Markovsky On Adding Value: Adding Value By Removing Cost! What A Concept!
I had the opportunity to attend the American Supply Association's annual convention in Las Vegas at the end of September. It was highly enlightening. I eagerly joined in on the myriad meetings and break-out sessions, and was happy to note the popularity of the phrase “adding value.” Had I known what was coming, I would have kept track of the number of times the various speakers used the phrase from the start. However, that was not the case, so I only started my lumberman's log about a quarter of the way through. I recorded the use of “adding value” in some form more than 80 times! Since we started this column back in June 2003, I'd like to take credit for the heightened awareness, but I think it really came from many sources.
I was likewise surprised to note that throughout the meetings “adding value” seemed to be used interchangeably with “lowering cost.” In several of the monthly installments of this column, we have made the assumption that the two were sometimes linked, with some actions to add value necessarily lowering cost. But not all value adds lower cost. I suppose you could say that value adds either add value at no cost, at a cost the customer is willing to pay, or they lower cost, making the product or service more appealing in itself. Up until now, we've covered mostly ways to add value at little or no cost.
This month, let's talk specifically about adding value by removing cost. The danger here is to limit value adds to being just another weapon in the price war. While that may be true as it relates to cost reduction, that mentality might close your mind to the many value additions that could actually end up costing your customer more and making you more money! That said, offering your products/services at lower prices because you've squeezed down your costs can be a very powerful approach. It's a win/win. The customer gets a lower price and you maintain your margins.

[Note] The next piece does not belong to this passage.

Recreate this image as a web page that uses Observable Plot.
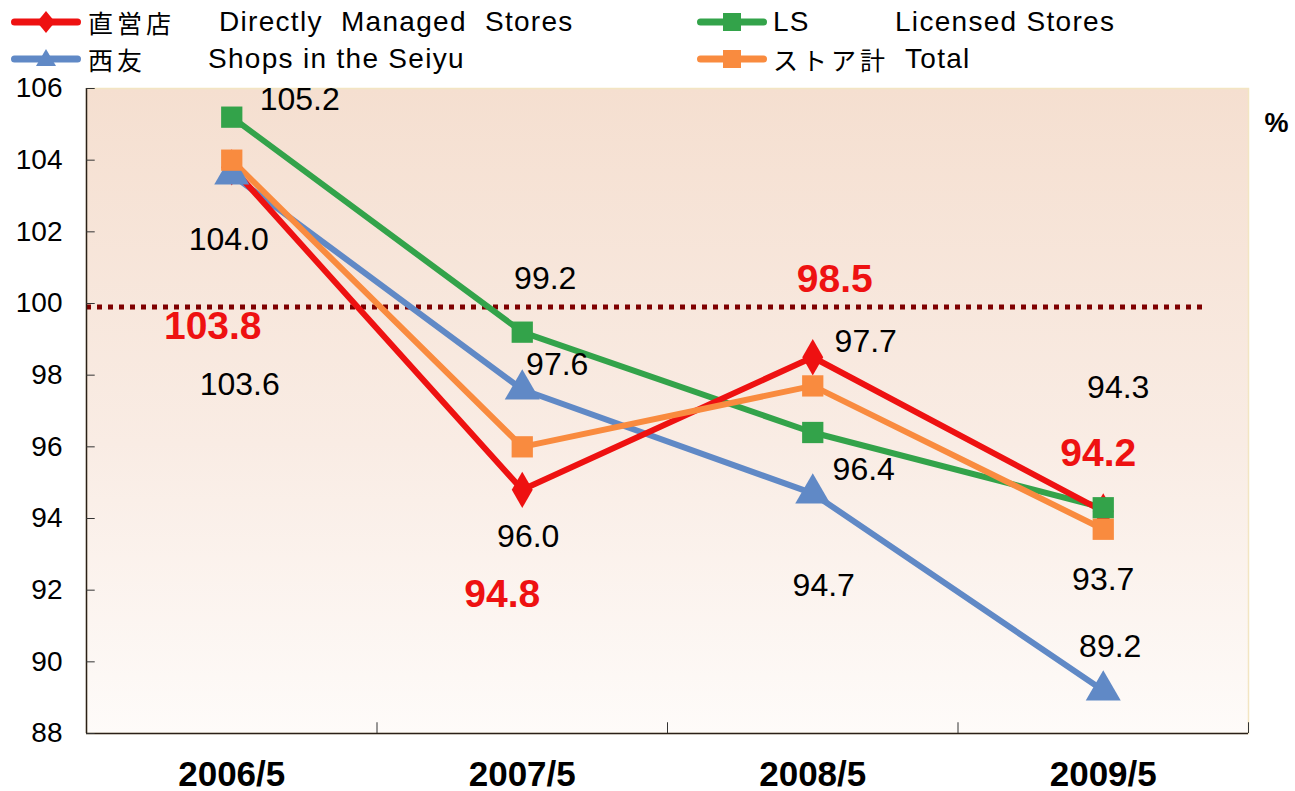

As you look for ways to lower your costs, nothing is sacred. Even the most “givens” in how you run your business are subject to critical review. Oftentimes the things you believe simply can't be changed can net the largest savings. As my friend Ray Doane - the VP of Sales and Marketing at Haws - says, “To stand still is to die!”
Best PracticesHere are this month's Best Practices. Readers are encouraged to send in their own proven practices, so we can share them with others.
11. Ship sold products from the manufacturer directly to the customer.
Most distributors sell from their manufacturers' inventories, to some degree. That is, they never actually touch sold products, instead arranging for sold orders to be drop shipped directly to their customers. The higher the degree that you use this approach, the more cost you can take out of your operation, because it saves time and handling expense, as well as potential local inventory carrying costs. The danger is that the customer can much more readily draw the false impression that the distributor is a “middle man.” The danger can be rather easily mitigated by making your ordering/shipping/tracking/billing processes look seamless to the customer. If they view the distributor and his manufacturer as separate entities in the order/fulfillment/payment process, you could be in for trouble!
The advent of manufacturer-owned regional stocking warehouses has aided this approach dramatically.
12. Use state-of-the-art materials management technologies.
“Touching” some inventory is unavoidable. Between receiving, inventorying, reconciling and final shipment, certain industrial products can be “touched” as many as six or eight times at the local distributor level before they reach their ultimate purchaser! In many instances, this is a significant, unnecessary and totally avoidable overhead expense. Paperless materials management technologies have dramatically streamlined manufacturers' operations over the past decade. Unfortunately, those technological gains have not widely spread to the distributor level just yet. Speeding the process of being able to scan the manufacturers' bar codes at the local level, for example, enables distributors to manage their inventories with state-of-the-art precision and speed.
Both Best Practices 11 and 12 impact the number of people and the amount of facility space you dedicate to inventory management in your business. Proper management will better control costs, and add significant value for your customers.